start INPUT DATA
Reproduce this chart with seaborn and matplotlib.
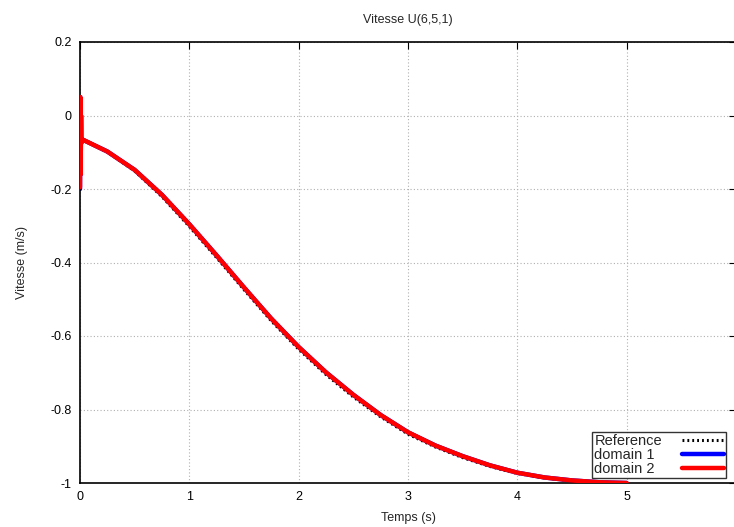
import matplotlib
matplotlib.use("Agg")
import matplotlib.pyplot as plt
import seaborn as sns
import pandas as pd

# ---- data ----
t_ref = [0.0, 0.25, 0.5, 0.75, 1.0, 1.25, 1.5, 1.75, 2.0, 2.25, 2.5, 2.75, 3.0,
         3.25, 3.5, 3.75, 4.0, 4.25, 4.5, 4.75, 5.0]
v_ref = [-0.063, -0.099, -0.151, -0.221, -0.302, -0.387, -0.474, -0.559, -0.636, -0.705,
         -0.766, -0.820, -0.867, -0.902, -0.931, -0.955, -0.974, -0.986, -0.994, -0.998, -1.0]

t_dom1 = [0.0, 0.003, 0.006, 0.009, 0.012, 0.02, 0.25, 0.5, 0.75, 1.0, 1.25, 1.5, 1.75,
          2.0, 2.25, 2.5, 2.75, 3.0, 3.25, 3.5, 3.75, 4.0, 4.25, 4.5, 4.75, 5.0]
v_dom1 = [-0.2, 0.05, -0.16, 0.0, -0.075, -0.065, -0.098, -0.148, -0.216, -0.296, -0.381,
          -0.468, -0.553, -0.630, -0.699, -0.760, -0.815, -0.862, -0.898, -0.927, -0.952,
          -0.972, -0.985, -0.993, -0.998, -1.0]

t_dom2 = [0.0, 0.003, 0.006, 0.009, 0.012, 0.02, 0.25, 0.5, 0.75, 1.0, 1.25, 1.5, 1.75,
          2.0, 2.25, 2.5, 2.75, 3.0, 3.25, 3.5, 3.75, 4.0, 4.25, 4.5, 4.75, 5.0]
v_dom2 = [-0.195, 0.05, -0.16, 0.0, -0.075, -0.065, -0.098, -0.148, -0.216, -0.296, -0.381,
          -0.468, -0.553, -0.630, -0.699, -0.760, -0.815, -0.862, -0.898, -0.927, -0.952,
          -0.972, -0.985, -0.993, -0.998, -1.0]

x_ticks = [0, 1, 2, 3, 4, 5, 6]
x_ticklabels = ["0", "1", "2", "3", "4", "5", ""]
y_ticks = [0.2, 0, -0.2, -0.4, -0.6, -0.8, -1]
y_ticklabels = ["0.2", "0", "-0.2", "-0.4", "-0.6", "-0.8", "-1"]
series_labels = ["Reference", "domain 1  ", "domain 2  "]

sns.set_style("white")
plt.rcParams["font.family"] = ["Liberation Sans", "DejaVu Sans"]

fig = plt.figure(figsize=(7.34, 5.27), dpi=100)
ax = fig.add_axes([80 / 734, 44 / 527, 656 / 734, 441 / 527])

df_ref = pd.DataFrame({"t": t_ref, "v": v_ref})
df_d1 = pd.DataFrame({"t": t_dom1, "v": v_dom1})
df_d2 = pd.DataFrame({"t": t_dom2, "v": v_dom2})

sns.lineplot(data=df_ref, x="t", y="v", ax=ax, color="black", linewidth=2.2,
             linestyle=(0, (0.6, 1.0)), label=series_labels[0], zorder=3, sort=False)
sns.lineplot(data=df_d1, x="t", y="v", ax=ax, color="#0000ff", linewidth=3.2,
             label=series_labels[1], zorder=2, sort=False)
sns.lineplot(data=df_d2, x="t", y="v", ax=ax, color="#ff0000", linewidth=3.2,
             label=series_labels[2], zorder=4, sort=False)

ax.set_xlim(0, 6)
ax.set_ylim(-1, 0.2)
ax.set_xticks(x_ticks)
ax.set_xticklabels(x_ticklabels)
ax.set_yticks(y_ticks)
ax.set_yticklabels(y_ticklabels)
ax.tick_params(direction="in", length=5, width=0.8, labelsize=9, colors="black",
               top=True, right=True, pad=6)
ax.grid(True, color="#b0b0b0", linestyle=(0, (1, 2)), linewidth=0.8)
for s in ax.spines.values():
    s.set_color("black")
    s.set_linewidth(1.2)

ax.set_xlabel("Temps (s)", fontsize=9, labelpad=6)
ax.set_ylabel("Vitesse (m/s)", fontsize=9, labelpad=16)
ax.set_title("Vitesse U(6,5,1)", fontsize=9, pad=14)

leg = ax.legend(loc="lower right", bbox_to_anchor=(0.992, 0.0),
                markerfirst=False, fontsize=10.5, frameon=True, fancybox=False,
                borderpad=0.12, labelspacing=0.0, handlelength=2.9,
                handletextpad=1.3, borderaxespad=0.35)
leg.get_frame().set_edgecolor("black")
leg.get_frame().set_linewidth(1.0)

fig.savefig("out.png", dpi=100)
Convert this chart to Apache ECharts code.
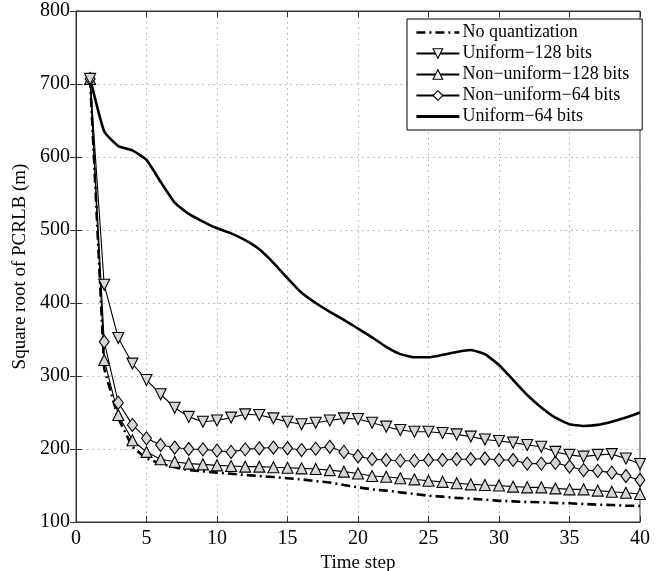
end INPUT DATA
Repeat exactly the lines from the start of the entries down to the line with "import pandas as pd", keeping both ends but none of the pictures.

## FINISHED ANSWER
Reproduce this chart with seaborn and matplotlib.
import matplotlib
matplotlib.use("Agg")
import matplotlib.pyplot as plt
import seaborn as sns
import pandas as pd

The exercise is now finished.